More studies are needed to sort out all this stuff. And it will take time, effort, good researchers willing to do the hard work, altruistic patients who are willing to stick with the program and provide information when asked to do so. But two take-home messages are obvious even from this study. Secondary cancers are scary stuff; anything you can do to avoid them is a very good idea. What are the usual culprits that might increase your risk of secondary cancers?
- Excessive UV exposure
- Poor diet with insufficient amount of fiber, micro nutrients not present in junk food
- Uncontrolled and chronic inflammation, which includes gingivitis and tooth decay
- Uncontrolled viral infections such as HPV infection we discussed in the previous article. HIV infected patients are at much higher risk of secondary cancers.
- Open sores that are breeding grounds for all sorts of secondary infections
These are all things you can do something about. None of them should come as a surprise to you, experts have been telling us about these risk factors for years now.

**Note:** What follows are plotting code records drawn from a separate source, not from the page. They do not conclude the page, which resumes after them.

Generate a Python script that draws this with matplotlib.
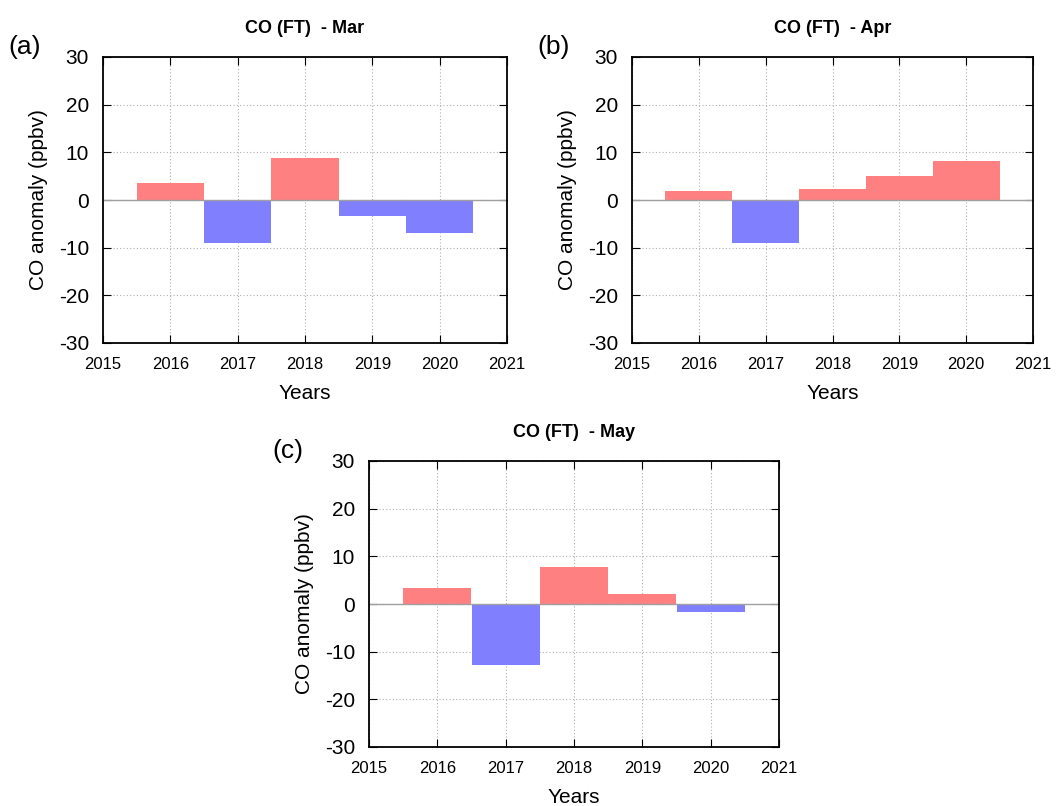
import numpy as np
import matplotlib.pyplot as plt

plt.rcParams["font.family"] = ["Liberation Sans", "DejaVu Sans"]
plt.rcParams["axes.unicode_minus"] = False

# CO anomaly (ppbv) in the free troposphere, per month
years = [2016, 2017, 2018, 2019, 2020]
co_mar = [3.5, -9.1, 8.9, -3.4, -7.0]
co_apr = [1.9, -9.1, 2.3, 5.0, 8.2]
co_may = [3.3, -12.9, 7.7, 2.0, -1.7]

months = ["Mar", "Apr", "May"]
panel_tags = ["(a)", "(b)", "(c)"]
year_ticks = [2015, 2016, 2017, 2018, 2019, 2020, 2021]
y_ticks = [-30, -20, -10, 0, 10, 20, 30]

POS = "#ff8080"
NEG = "#8080ff"

W, H = 1064, 806
fig = plt.figure(figsize=(W / 100, H / 100), dpi=100)


def px_axes(x0, y0, x1, y1):
    return fig.add_axes([x0 / W, 1 - y1 / H, (x1 - x0) / W, (y1 - y0) / H])


def anomaly_panel(ax, vals, month, tag):
    cols = [POS if v >= 0 else NEG for v in vals]
    ax.bar(years, vals, width=1.0, color=cols, linewidth=0, zorder=2)
    ax.axhline(0, color="#a0a0a0", lw=1.0, zorder=3)
    ax.set_xlim(2015, 2021)
    ax.set_ylim(-30, 30)
    ax.set_xticks(year_ticks)
    ax.set_yticks(y_ticks)
    ax.tick_params(axis="x", labelsize=12, direction="in", length=6,
                   top=True, pad=10)
    ax.tick_params(axis="y", labelsize=15, direction="in", length=6,
                   right=True, pad=10)
    ax.grid(True, ls=(0, (1, 2)), color="#b0b0b0", lw=0.8, zorder=1)
    for s in ax.spines.values():
        s.set_linewidth(1.3)
        s.set_zorder(4)
    ax.set_xlabel("Years", fontsize=15, labelpad=9)
    ax.set_ylabel("CO anomaly (ppbv)", fontsize=15, labelpad=8)
    ax.set_title(f"CO (FT)  - {month}", fontsize=13, fontweight="bold", pad=17)
    ax.text(-0.235, 1.035, tag, transform=ax.transAxes, fontsize=19,
            ha="left", va="center")


ax_a = px_axes(103, 57, 507, 343)
ax_b = px_axes(632, 57, 1033, 343)
ax_c = px_axes(369, 461, 779, 747)

anomaly_panel(ax_a, co_mar, months[0], panel_tags[0])
anomaly_panel(ax_b, co_apr, months[1], panel_tags[1])
anomaly_panel(ax_c, co_may, months[2], panel_tags[2])

fig.savefig("out.png", dpi=100)
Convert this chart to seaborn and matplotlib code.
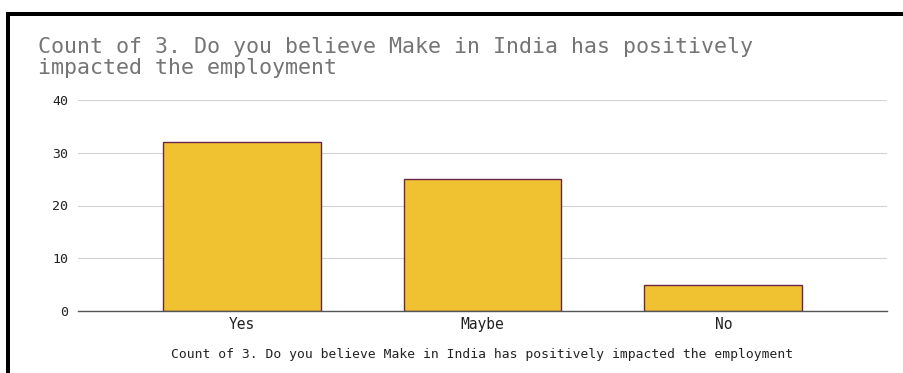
import matplotlib
matplotlib.use("Agg")
import matplotlib.pyplot as plt
from matplotlib.patches import Rectangle
import seaborn as sns
import pandas as pd

# Survey responses
answers = ["Yes", "Maybe", "No"]
counts = [32, 25, 5]
y_ticks = [0, 10, 20, 30, 40]
question = "Count of 3. Do you believe Make in India has positively impacted the employment"

sns.set_theme(style="white")
plt.rcParams["font.family"] = ["DejaVu Sans Mono", "DejaVu Sans"]

W, H = 904, 373
fig = plt.figure(figsize=(W / 100, H / 100), dpi=100)
fig.patch.set_facecolor("white")

def px_axes(left, top, right, bottom):
    return fig.add_axes([left / W, 1 - bottom / H, (right - left) / W, (bottom - top) / H])

ax = px_axes(78, 100, 887, 311)

df = pd.DataFrame({"answer": answers, "count": counts})
sns.barplot(data=df, x="answer", y="count", ax=ax, color="#F0C232",
            width=0.655, edgecolor="#6A2448", linewidth=1.0, saturation=1)

ax.set_xlim(-0.68, 2.68)
ax.set_ylim(0, 40)
ax.set_yticks(y_ticks)
ax.set_yticklabels([str(t) for t in y_ticks])
ax.grid(axis="y", color="#D3D3D3", linewidth=0.8)
ax.set_axisbelow(True)
for s in ["top", "right", "left"]:
    ax.spines[s].set_visible(False)
ax.spines["bottom"].set_color("#555555")
ax.spines["bottom"].set_linewidth(1.0)
ax.tick_params(axis="y", length=0, labelsize=9.5, colors="#222222", pad=7)
ax.tick_params(axis="x", length=0, labelsize=10.5, colors="#222222", pad=4)
ax.set_ylabel("")
ax.set_xlabel(question, fontsize=9.4, color="#222222", labelpad=12)
ax.set_facecolor("white")

fig.text(38 / W, 1 - 37 / H, "Count of 3. Do you believe Make in India has positively\nimpacted the employment",
         ha="left", va="top", fontsize=15.6, color="#757575", linespacing=1.08)

# frame edges along top and left
fig.patches.append(Rectangle((6 / W, 1 - 16 / H), 1, 4 / H, transform=fig.transFigure,
                             facecolor="black", edgecolor="none"))
fig.patches.append(Rectangle((6 / W, 0), 4 / W, 1 - 12 / H, transform=fig.transFigure,
                             facecolor="black", edgecolor="none"))

fig.savefig("out.png", dpi=100)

There are other risks that are not so much within your control. Baked in the CLL cake is the risk of hypogammaglobulinemia (reduced levels of immunoglobulins), increased risk of autoimmune disease, and dependence on chemotherapy drugs that can play havoc with your already messed up immune system.
Luck plays a big role on how much these risks factor in your individual case. In the final analysis, all you can do is to do the best you can do. After that, call it karma, call it fate, call it roll of the dice, what you will. My husband died because the roll of the dice did not work in his favor. It gives me some small comfort that we played the hand he was dealt to the best of our ability. No regrets on that front.